The tax and financial benefits of a likekind exchange of real estate are well known to property owners. A properly structured exchange allows a seller of property to defer gain recognition on the sale, and reinvest pre-tax dollars into a larger portfolio of assets.

However, a seller must trade up not only in value, but also in equity to defer all the gain in an exchange. This means that the seller cannot take cash out of the exchange at closing by incurring a debt on the replacement property greater than the debt on the property sold (relinquished), thereby substituting new debt for exchange equity. For example, an exchange of a property with a value of $10 million, a mortgage of $5 million, and equity of $5 million for a new property valued at $12 million on which a mortgage loan of $8 million is placed, will result in recognition of gain on the $1 million cash taken out of the exchange.

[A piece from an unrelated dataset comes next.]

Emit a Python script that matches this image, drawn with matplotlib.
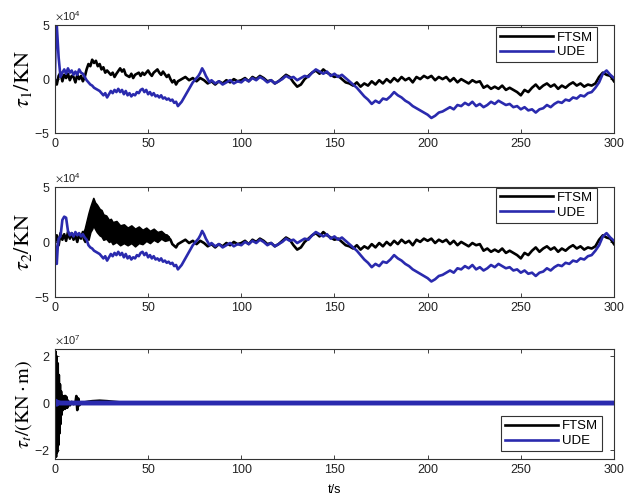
import matplotlib
matplotlib.use("Agg")
import matplotlib.pyplot as plt
from matplotlib.ticker import ScalarFormatter
import numpy as np

# ---------------- data (values in units of the axis multiplier) ----------------
# tau_1 FTSM (x1e4)
tau1_ftsm_t = [0,1,2,3,4,5,6,7,8,9,10,11,12,13,14,15,16,17,18,19,20,21,22,23,24,25,26,27,28,30,31,32,33,35,36,37,38,40,41,42,43,45,46,47,48,50,51,52,53,55,56,57,58,60,61,62,63,64,65,66,68,70,72,74,76,78]
tau1_ftsm_v = [0,-0.5,0.3,0.6,-0.2,0.4,0.1,0.5,-0.1,0.3,0.2,-0.3,0.4,0.0,0.3,-0.2,0.2,0.9,1.4,1.2,1.8,1.5,1.7,1.2,1.4,0.9,1.1,0.6,0.8,0.4,0.6,0.2,0.5,1.0,0.7,0.9,0.4,0.2,0.5,0.1,0.4,0.6,0.3,0.6,0.4,0.8,0.5,0.3,0.6,0.9,0.6,0.4,0.7,0.2,0.4,0.0,-0.3,-0.1,-0.5,-0.2,0.0,0.2,-0.1,0.1,-0.2,0.1]
# tau_2 FTSM (x1e4), centre line
tau2_ftsm_t = [0,1,2,3,4,5,6,7,8,9,10,11,12,13,14,15,16,17,18,19,20,21,22,23,24,25,26,27,28,29,30,31,32,33,34,35,36,37,38,39,40,41,42,43,44,45,46,47,48,49,50,51,52,53,54,55,56,57,58,60,62,63,65,66,68,70,72,74,76,78]
tau2_ftsm_v = [0.0,0.6,-0.3,0.8,0.2,0.7,0.1,0.9,0.3,0.8,0.2,0.6,0.0,0.7,0.3,0.9,0.4,1.2,1.9,2.3,2.6,2.5,2.3,2.1,1.8,1.6,1.5,1.3,1.2,1.0,0.9,0.8,0.7,0.7,0.6,0.5,0.5,0.4,0.5,0.3,0.4,0.3,0.5,0.4,0.6,0.5,0.7,0.5,0.6,0.5,0.6,0.5,0.6,0.5,0.7,0.8,0.6,0.7,0.3,0.6,0.2,-0.2,-0.5,-0.2,0.0,0.2,-0.1,0.1,-0.2,0.1]
# tau_2 FTSM high-frequency band envelope (x1e4)
tau2_band_t  = [15,16,17,18,19,20,20.6,21.5,22.5,24,25,26,27.5,29,30,31,33,35,37,39,41,43,45,47,49,51,53,55,57,59,61]
tau2_band_hi = [0.8,1.2,1.9,2.6,3.2,3.7,4.0,3.6,3.4,3.0,2.9,2.5,2.4,2.0,2.1,1.8,1.9,1.5,1.6,1.3,1.5,1.2,1.4,1.1,1.3,1.0,1.2,0.9,1.0,0.7,0.5]
tau2_band_lo = [0.3,0.0,0.4,0.2,0.9,1.2,1.5,1.2,0.9,0.6,0.5,0.2,0.3,0.0,0.1,-0.2,0.0,-0.3,-0.1,-0.3,-0.1,-0.4,-0.1,-0.2,0.1,-0.1,0.2,0.0,0.3,0.1,0.2]
# FTSM tail shared by tau_1 and tau_2 (x1e4)
ftsm_tail_t = [80,82,84,86,88,90,92,94,96,98,100,102,104,106,108,110,112,114,116,118,120,122,124,126,128,130,132,134,136,138,140,142,144,146,148,150,152,154,156,158,160,162,164,166,168,170,172,174,176,178,180,182,184,186,188,190,192,194,196,198,200,202,204,206,208,210,212,214,216,218,220,222,224,226,228,230,232,234,236,238,240,242,244,246,248,250,252,254,256,258,260,262,264,266,268,270,272,274,276,278,280,282,284,286,288,290,292,294,296,298,300]
ftsm_tail_v = [-0.1,-0.4,-0.2,-0.5,-0.2,-0.4,-0.1,-0.3,0.0,-0.2,-0.1,0.1,-0.2,0.2,0.0,0.3,0.1,-0.2,-0.1,-0.4,-0.2,0.1,0.4,0.2,-0.3,-0.7,-0.5,0.0,0.3,0.6,0.8,0.5,0.9,0.6,0.4,0.2,0.3,0.0,-0.3,-0.4,-0.6,-0.3,-0.7,-0.4,-0.6,-0.2,-0.5,-0.1,-0.4,0.0,-0.3,0.1,-0.2,0.2,-0.1,0.1,-0.3,0.2,0.0,0.3,0.1,0.3,-0.1,0.2,0.0,0.2,-0.2,0.1,-0.3,0.0,-0.2,-0.4,-0.1,-0.3,-0.2,-0.8,-0.6,-0.9,-0.7,-0.9,-0.6,-1.0,-0.8,-1.0,-1.2,-1.5,-1.0,-1.2,-0.8,-0.5,-0.9,-0.6,-0.4,-0.7,-0.5,-0.9,-0.6,-0.8,-0.5,-0.3,-0.6,-0.4,-0.7,-0.5,-0.6,-0.4,0.2,0.6,0.4,0.3,-0.2]

# UDE heads (x1e4)
tau1_ude_t = [0,0.5,1,2,3,4,5,6,7,8,9,10,11,12,13,14,15,16,17]
tau1_ude_v = [0,4.9,5.0,2.0,0.2,0.6,0.9,0.5,1.0,0.6,0.8,0.4,0.7,0.4,0.9,0.6,0.5,0.2,-0.1]
tau2_ude_t = [0,0.5,1,1.5,2,3,4,5,6,7,8,9,10,11,12,13,14,15,16,17]
tau2_ude_v = [0,-1.5,-2.0,-0.5,0.3,0.5,2.0,2.3,2.2,1.0,0.6,0.8,0.5,0.9,0.6,0.8,0.5,0.7,0.4,0.2]
# UDE tail shared by tau_1 and tau_2 (x1e4)
ude_tail_t = [18,19,20,21,22,23,24,25,26,27,28,29,30,31,32,33,34,35,36,37,38,39,40,41,42,43,44,45,46,47,48,49,50,51,52,53,54,55,56,57,58,59,60,61,62,63,64,65,66,67,68,69,70,71,72,73,74,75,76,77,78,79,80,81,82,83,84,86,88,90,92,94,96,98,100,102,104,106,108,110,112,114,116,118,120,122,124,126,128,130,132,134,136,138,140,142,144,146,148,150,152,154,156,158,160,162,164,166,168,170,172,174,176,178,180,182,184,186,188,190,192,194,196,198,200,202,204,206,208,210,212,214,216,218,220,222,224,226,228,230,232,234,236,238,240,242,244,246,248,250,252,254,256,258,260,262,264,266,268,270,272,274,276,278,280,282,284,286,288,290,292,294,296,298,300]
ude_tail_v = [-0.3,-0.5,-0.6,-0.8,-0.9,-1.0,-1.1,-1.3,-1.5,-1.3,-1.7,-1.4,-1.1,-1.3,-1.0,-1.2,-0.9,-1.2,-1.0,-1.4,-1.1,-1.5,-1.3,-1.6,-1.4,-1.5,-1.2,-1.3,-1.0,-0.9,-1.2,-1.0,-1.4,-1.2,-1.5,-1.3,-1.6,-1.5,-1.7,-1.5,-1.8,-1.7,-1.9,-1.8,-2.0,-1.9,-2.2,-2.1,-2.5,-2.3,-2.1,-1.8,-1.5,-1.2,-0.9,-0.6,-0.3,-0.1,0.1,0.3,0.6,1.0,0.7,0.3,0.0,-0.3,-0.1,-0.4,-0.2,-0.5,-0.3,-0.1,-0.4,-0.2,-0.3,0.0,-0.2,0.1,-0.1,0.2,0.0,-0.3,-0.1,-0.4,-0.2,0.0,0.3,0.1,0.2,-0.1,0.1,0.3,0.2,0.6,0.9,0.7,0.5,0.7,0.3,0.5,0.2,0.4,0.1,-0.2,-0.5,-0.8,-1.2,-1.6,-1.9,-2.3,-2.0,-2.2,-1.8,-1.9,-1.6,-1.2,-1.5,-1.7,-2.0,-2.2,-2.5,-2.7,-2.9,-3.1,-3.3,-3.6,-3.4,-3.1,-3.0,-2.8,-2.6,-2.8,-2.4,-2.5,-2.2,-2.4,-2.1,-2.5,-2.3,-2.6,-2.4,-2.1,-2.3,-2.0,-2.2,-2.4,-2.3,-2.6,-2.5,-2.8,-2.6,-2.9,-2.8,-3.1,-2.8,-2.7,-2.4,-2.6,-2.3,-2.1,-2.2,-1.9,-2.0,-1.7,-1.8,-1.5,-1.6,-1.3,-1.2,-0.8,-0.3,0.5,0.8,0.4,0.1]

# tau_t (x1e7)
taut_ftsm_t = [0,0.3,0.6,0.9,1.2,1.5,1.8,2.1,2.4,2.7,3.0,3.3,3.6,3.9,4.2,4.5,4.8,5.1,5.4,5.7,6.0,6.3,6.6,7,8,9,10,11,11.5,12,12.5,13,14,16,18,20,24,28,32,36,40,300]
taut_ftsm_v = [0,2.2,-2.3,2.0,-2.1,1.7,-1.8,1.2,-1.3,0.8,-0.9,0.5,-0.5,0.3,-0.3,0.25,-0.2,0.3,-0.25,0.3,-0.2,0.25,-0.2,0.1,-0.1,0.05,-0.05,0.0,0.3,-0.3,0.2,-0.1,0.0,0.03,0.06,0.08,0.1,0.08,0.05,0.02,0.0,0.0]
taut_ude_t = [0,0.5,1,2,3,300]
taut_ude_v = [0,0.08,-0.05,0.02,0,0]

series_labels = ["FTSM", "UDE"]
x_ticks = [0, 50, 100, 150, 200, 250, 300]

# ---------------- plotting ----------------
plt.rcParams['font.family'] = ['Liberation Sans', 'DejaVu Sans']
plt.rcParams['mathtext.fontset'] = 'stix'

BLACK = '#000000'
BLUE = '#2a2aae'

fig = plt.figure(figsize=(6.24, 5.04), dpi=100)
ax1 = fig.add_axes([0.088, 0.736, 0.896, 0.214])
ax2 = fig.add_axes([0.088, 0.411, 0.896, 0.218])
ax3 = fig.add_axes([0.088, 0.089, 0.896, 0.218])

s4 = 1e4
s7 = 1e7
lw = 1.9

ax1.plot(np.array(tau1_ftsm_t + ftsm_tail_t), np.array(tau1_ftsm_v + ftsm_tail_v) * s4, color=BLACK, lw=lw, label=series_labels[0])
ax1.plot(np.array(tau1_ude_t + ude_tail_t), np.array(tau1_ude_v + ude_tail_v) * s4, color=BLUE, lw=lw, label=series_labels[1])

ax2.fill_between(np.array(tau2_band_t), np.array(tau2_band_lo) * s4, np.array(tau2_band_hi) * s4,
                 color=BLACK, lw=1.2, edgecolor=BLACK)
ax2.plot(np.array(tau2_ftsm_t + ftsm_tail_t), np.array(tau2_ftsm_v + ftsm_tail_v) * s4, color=BLACK, lw=lw, label=series_labels[0])
ax2.plot(np.array(tau2_ude_t + ude_tail_t), np.array(tau2_ude_v + ude_tail_v) * s4, color=BLUE, lw=lw, label=series_labels[1])

ax3.plot(np.array(taut_ftsm_t), np.array(taut_ftsm_v) * s7, color=BLACK, lw=lw, label=series_labels[0])
ax3.plot(np.array(taut_ude_t), np.array(taut_ude_v) * s7, color=BLUE, lw=3.5, label=series_labels[1])

for ax in (ax1, ax2):
    ax.set_ylim(-5e4, 5e4)
    ax.set_yticks([-5e4, 0, 5e4])
ax3.set_ylim(-2.4e7, 2.3e7)
ax3.set_yticks([-2e7, 0, 2e7])

for ax in (ax1, ax2, ax3):
    ax.set_xlim(0, 300)
    ax.set_xticks(x_ticks)
    fmt = ScalarFormatter(useMathText=True)
    fmt.set_powerlimits((0, 0))
    ax.yaxis.set_major_formatter(fmt)
    ax.yaxis.get_offset_text().set_fontsize(8)
    ax.yaxis.get_offset_text().set_color('#444444')
    ax.tick_params(direction='in', top=True, right=True, labelsize=9, length=3, width=0.6, colors='#222222')
    for sp in ax.spines.values():
        sp.set_linewidth(0.8)
        sp.set_color('#333333')

ax1.set_ylabel(r'$\tau_1/\mathrm{KN}$', fontsize=16, labelpad=0)
ax2.set_ylabel(r'$\tau_2/\mathrm{KN}$', fontsize=16, labelpad=0)
ax3.set_ylabel(r'$\tau_t/(\mathrm{KN\cdot m})$', fontsize=14.5, labelpad=0)
ax3.set_xlabel('t/s', fontsize=9, labelpad=6)

leg_kw = dict(fontsize=9.5, handlelength=4.0, handletextpad=0.3, borderpad=0.3,
              labelspacing=0.2, fancybox=False, framealpha=1, edgecolor='#333333',
              borderaxespad=0)
l1 = ax1.legend(loc='upper right', bbox_to_anchor=(0.97, 0.98), **leg_kw)
l2 = ax2.legend(loc='upper right', bbox_to_anchor=(0.97, 0.995), **leg_kw)
l3 = ax3.legend(loc='lower right', bbox_to_anchor=(0.978, 0.073), **leg_kw)
for l in (l1, l2, l3):
    l.get_frame().set_linewidth(0.8)
    for h in l.get_lines():
        h.set_linewidth(1.9)

fig.savefig('out.png', dpi=100)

Most often, the seller will obtain new bank financing to acquire the replacement property. Likewise, the buyer of the relinquished property will obtain new financing, and the seller’s mortgage on the relinquished property will be paid off at closing. Because the seller is contractually obligated to pay off the mortgage on the relinquished property, the seller is not considered to have received taxable proceeds in the exchange. Essentially, the seller is permitted to net liabilities in the exchange – as long as the new debt incurred in the acquisition of the replacement property is equal to or greater than the debt paid off on the relinquished property.

Under the above rule unsecured liabilities may be netted against secured or unsecured liabilities, and there is no express requirement that unsecured liabilities are to be paid off as part of the exchange related to the relinquished property. However, any unsecured liabilities paid from the exchange proceeds should relate to the relinquished property. Otherwise, the seller may be deemed to have received taxable proceeds in the exchange.

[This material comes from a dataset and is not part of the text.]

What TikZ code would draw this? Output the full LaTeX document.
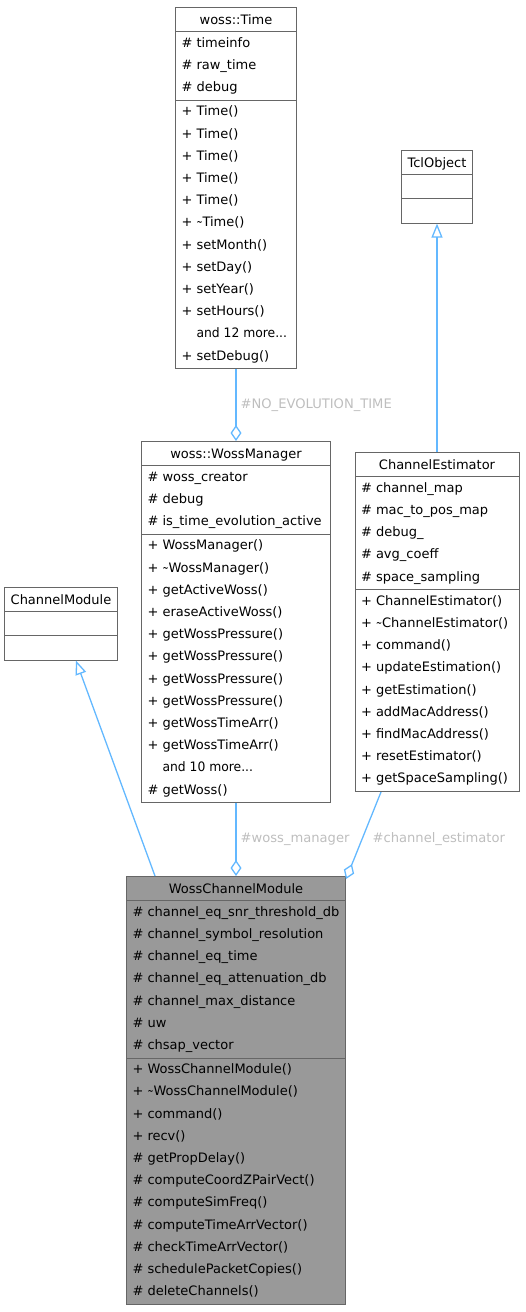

This can be a problem where the relinquished property secures an umbrella loan that is also secured by several other properties. The seller may want to use the exchange proceeds to pay down the umbrella loan rather than just the release price set forth in the loan documents. A cautious approach has been for the seller to obtain a demand letter from the lender requesting all of the proceeds from the sale of the relinquished property to avoid an IRS argument that the seller is in effect receiving cash proceeds on the sale and voluntarily paying down the umbrella loan.

The IRS, in Chief Counsel Advice (CCA) 201325011, presented a taxpayer-friendly view on this matter and concluded that relinquished property sale proceeds in a like-kind exchange used to pay off debt (a line of credit) originally incurred for the acquisition of the relinquished property and other purposes did not result in a deemed taxable receipt of cash from the sale of the relinquished property. In this regard, the IRS made no distinction along the lines of the purpose of the encumbrance by the loan paid off or whether the seller used the loan proceeds for more than the purchase (or refinance) of the relinquished property.

A Chief Counsel Advice is issued to assist IRS personnel in administering their programs by providing authoritative legal opinions on certain matters, such as industry-wide issues. While it cannot be used as precedent, it provides an indication as to how the IRS might view a situation with similar facts.